PDA

View Full Version : using white vinigar to lower PH?



vince
Sun Aug 26, 2007, 01:59 AM
Hi, all:

What do you guys think using (homebrand) white vinigar to lower tap water PH. I live in Brisbane (around CBD). The water here is pretty hard for discus and with a PH 7.8, i was thinking about using white vinigar instead of discus buffer, cheaper and easier to get....

what do you guys think? anyone tried this before? I suppose organic acid is more effective than inorganic acid, although phosphate may present, i do not use that in my plated tank anyway, only for discus tank.

many thanx

vince

Professor_J
Sun Aug 26, 2007, 05:40 AM
Hi.

It won't work. Apart from the fact that it may have some toxicity issues with the fish (I'm not sure on that one but I wouldn't be surprised by them), vinegar (acetic acid) is volatile, so your bubbler and natural partitioning with air will slowly remove it. Plus it will be metabolized by some of the bacteria or trapped by carbon if you have it in your filter, so again it will be removed quite quickly from the tank.
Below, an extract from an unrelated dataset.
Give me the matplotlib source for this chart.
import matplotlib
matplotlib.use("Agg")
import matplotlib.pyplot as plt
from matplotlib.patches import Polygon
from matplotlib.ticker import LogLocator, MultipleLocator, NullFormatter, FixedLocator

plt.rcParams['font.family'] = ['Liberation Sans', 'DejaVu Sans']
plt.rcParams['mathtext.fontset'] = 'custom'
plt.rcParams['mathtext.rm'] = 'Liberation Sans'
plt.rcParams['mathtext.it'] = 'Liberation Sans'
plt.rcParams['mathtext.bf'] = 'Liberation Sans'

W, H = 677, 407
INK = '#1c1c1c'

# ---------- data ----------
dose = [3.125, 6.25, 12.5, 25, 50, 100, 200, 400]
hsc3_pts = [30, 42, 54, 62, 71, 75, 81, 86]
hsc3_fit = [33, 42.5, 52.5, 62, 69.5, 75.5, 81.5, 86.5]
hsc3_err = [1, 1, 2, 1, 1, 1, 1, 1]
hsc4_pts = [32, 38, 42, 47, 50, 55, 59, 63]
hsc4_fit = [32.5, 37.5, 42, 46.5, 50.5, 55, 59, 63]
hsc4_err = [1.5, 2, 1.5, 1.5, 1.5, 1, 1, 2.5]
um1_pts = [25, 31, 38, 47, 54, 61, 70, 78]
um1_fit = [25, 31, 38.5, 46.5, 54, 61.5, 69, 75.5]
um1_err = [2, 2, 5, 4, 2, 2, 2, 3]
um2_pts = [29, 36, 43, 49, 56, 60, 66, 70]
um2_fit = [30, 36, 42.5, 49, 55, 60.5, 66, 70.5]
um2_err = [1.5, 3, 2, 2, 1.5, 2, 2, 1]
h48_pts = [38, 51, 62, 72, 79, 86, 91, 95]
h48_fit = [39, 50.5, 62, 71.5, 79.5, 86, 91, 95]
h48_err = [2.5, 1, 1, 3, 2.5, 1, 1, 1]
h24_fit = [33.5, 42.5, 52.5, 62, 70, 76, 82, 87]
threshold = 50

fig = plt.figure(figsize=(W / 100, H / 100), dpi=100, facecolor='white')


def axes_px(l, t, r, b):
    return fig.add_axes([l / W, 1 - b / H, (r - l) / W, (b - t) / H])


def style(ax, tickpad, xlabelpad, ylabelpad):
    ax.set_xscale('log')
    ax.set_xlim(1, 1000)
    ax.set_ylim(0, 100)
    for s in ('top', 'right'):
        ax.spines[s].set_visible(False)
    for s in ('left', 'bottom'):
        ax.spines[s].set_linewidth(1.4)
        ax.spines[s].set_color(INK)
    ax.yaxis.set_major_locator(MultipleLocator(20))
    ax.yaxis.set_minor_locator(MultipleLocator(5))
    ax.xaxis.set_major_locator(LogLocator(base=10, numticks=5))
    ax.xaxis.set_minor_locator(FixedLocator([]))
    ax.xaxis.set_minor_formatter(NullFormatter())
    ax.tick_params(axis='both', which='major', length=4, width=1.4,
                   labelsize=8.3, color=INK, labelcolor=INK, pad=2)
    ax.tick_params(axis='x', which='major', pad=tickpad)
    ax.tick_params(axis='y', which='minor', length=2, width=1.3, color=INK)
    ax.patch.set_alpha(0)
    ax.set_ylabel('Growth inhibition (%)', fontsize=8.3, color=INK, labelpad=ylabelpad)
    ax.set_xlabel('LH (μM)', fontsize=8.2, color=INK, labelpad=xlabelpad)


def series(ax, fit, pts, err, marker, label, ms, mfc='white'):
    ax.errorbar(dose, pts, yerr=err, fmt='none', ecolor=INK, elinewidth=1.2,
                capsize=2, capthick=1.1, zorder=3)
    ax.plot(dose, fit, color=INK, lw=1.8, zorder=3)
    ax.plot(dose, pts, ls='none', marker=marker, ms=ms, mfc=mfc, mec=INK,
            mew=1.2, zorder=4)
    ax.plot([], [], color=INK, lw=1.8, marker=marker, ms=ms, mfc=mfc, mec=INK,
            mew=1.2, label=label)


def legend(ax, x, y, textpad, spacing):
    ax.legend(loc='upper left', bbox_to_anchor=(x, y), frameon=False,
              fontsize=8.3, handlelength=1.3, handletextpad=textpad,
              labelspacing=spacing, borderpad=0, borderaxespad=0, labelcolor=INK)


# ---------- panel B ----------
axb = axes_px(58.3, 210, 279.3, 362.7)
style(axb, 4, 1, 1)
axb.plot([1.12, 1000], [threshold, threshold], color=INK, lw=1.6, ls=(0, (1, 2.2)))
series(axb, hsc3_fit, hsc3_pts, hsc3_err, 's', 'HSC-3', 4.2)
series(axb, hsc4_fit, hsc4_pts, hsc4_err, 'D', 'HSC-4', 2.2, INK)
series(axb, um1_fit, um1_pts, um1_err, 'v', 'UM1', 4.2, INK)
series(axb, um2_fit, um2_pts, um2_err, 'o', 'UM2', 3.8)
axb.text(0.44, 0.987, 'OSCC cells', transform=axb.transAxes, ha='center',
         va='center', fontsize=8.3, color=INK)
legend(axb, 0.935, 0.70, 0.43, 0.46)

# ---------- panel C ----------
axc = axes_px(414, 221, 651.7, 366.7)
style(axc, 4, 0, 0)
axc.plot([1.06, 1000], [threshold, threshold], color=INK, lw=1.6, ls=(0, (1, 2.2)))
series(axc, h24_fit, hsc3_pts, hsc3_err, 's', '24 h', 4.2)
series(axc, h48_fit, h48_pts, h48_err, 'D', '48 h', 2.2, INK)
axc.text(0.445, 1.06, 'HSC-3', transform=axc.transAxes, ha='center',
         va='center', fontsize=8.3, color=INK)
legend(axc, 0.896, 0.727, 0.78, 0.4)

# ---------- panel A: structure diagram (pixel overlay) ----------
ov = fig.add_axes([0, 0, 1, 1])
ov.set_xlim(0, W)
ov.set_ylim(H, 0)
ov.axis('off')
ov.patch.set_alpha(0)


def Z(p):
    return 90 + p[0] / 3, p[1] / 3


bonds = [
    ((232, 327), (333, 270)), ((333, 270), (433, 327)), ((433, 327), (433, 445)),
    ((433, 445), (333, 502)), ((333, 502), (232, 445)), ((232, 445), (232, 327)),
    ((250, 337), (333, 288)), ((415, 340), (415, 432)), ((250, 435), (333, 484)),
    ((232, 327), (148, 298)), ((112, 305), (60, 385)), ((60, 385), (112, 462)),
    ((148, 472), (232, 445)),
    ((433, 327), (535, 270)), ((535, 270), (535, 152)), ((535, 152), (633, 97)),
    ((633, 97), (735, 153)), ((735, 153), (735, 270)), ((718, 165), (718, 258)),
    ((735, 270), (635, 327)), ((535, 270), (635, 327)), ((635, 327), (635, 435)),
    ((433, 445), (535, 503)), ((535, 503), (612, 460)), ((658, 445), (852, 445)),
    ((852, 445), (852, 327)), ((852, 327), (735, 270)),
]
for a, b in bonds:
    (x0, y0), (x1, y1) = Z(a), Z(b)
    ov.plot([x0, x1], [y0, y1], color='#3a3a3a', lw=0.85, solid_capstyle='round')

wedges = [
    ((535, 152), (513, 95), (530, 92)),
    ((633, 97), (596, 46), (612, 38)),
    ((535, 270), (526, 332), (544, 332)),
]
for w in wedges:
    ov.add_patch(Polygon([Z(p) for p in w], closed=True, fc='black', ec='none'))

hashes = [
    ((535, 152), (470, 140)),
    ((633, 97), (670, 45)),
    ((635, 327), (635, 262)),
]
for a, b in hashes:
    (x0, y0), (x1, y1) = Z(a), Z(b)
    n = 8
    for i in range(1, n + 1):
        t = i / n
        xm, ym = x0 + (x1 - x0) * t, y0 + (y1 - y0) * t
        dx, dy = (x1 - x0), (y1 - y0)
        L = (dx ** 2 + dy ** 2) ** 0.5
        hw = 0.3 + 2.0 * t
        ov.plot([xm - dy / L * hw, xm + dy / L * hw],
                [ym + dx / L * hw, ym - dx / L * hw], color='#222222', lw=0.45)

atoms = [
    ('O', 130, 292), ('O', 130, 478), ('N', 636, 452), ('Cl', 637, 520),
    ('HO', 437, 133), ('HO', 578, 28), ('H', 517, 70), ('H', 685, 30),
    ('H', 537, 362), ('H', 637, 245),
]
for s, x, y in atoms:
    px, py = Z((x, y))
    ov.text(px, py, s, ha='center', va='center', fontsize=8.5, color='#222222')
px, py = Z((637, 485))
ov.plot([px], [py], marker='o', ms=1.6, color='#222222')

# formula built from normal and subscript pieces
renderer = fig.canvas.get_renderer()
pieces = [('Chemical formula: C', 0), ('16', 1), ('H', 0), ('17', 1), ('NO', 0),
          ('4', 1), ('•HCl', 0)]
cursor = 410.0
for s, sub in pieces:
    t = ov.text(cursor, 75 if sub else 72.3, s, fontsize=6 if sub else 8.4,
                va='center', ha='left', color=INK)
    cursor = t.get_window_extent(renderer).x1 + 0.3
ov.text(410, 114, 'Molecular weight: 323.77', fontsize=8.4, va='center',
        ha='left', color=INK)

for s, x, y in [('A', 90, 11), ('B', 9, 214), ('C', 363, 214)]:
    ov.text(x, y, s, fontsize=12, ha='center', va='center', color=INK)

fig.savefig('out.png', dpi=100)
There won't be any phosphate in the vinegar so you don't need to worry about that.

To drop the pH without having anything go too goofy you essentially need sulfate to be added. Either as straight sulfuric acid or more typically things like pH down which is sodium hydrogen sulfate (NaHSO4) (but read the ingredients on the bottle carefully. Some of them have phosphate salts or other things in there too. Those won't be good to use).

samir
Sun Aug 26, 2007, 09:37 AM
bacteria bloom, cloudy water.

Ben
Sun Aug 26, 2007, 09:55 AM
hydrochloric acid works (spelling?)

If i remember correctly 1ml to 200 litres of water will lower water from 7.4 to 6.4.
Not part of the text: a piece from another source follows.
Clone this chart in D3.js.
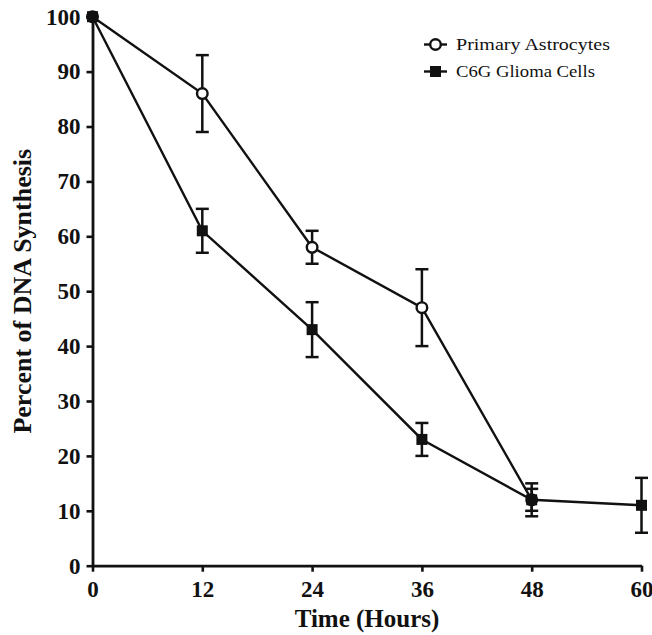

I have to double check my notes though..

samir
Sun Aug 26, 2007, 11:07 AM
HCl is the most cost effective, best to test water in a barrel for a few days, if your water is very soft like mine you will require a very tiny dose. be careful with conc HCl.
Xtreme has got a liquid (finally) ph down that contains dilute H2SO4, 4.8% I think. One bottle could last you a year with a single tank.

fishgeek
Sun Aug 26, 2007, 11:09 AM
i wouldnt use sulphuric acid, sulphates are not great fro fish

better to use hydrochloric acid if wonting to add H+ ions to lower pH

and much better to do this in a bucket of water with no fish, pH will drop then rise , so leave it to settle and measure before assesing what level of acid you may require, obvously will be dependant on buffers/kH in your source water

if very little buffer than natural acids tannic/fulvic/hummic of peat will be safer and sufficent

andrew

ozarowana
Tue Aug 28, 2007, 08:25 AM
IMO I would only play with pH if you have a digital pH meter.
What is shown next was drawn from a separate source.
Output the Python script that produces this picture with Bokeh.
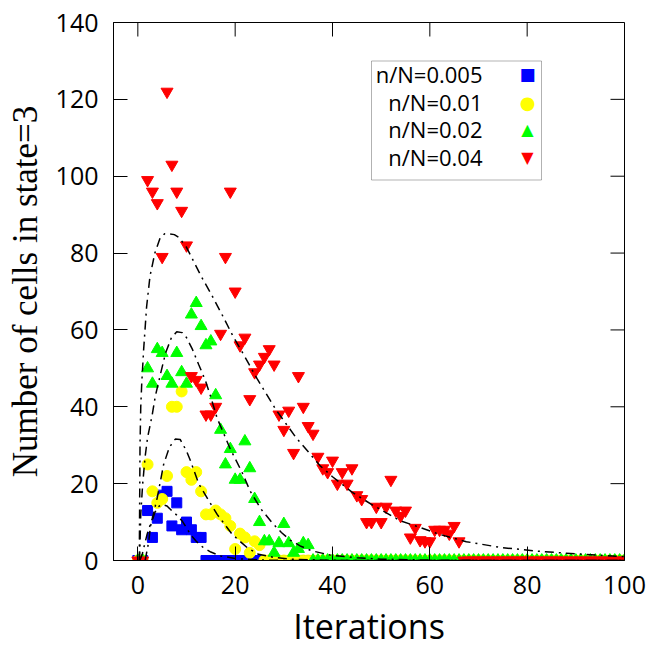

Brisbane water shouldn't be that hard. I think it has a general hardness of about 120ppm which is moderately soft. Your fish should be fine at a pH of 7.8.

My water on the northside is a bit different to the majority of brisbane. It has a pH of 8.5 and contains nitrite.

I've found that if you adjust with HCl to the desired pH, the nitrification process will crash your tank pH after a couple of days. This depends on bioload etc but should be ok if you change water daily.

You want to add less HCl and leave some buffering capacity. The pH will drift down slower and you can bring it back up slightly with the next water change.

As a guideline I use to add 40mL pool HCl to 220L and that changed pH from 8.5 to about 7.1, but this crashed once in a tank situation.

I now add 20mL to 220L. It doesn't change the pH much in the barrel, but in the tanks the pH sits around 6.5 to 7.0 depending on when I last changed the water.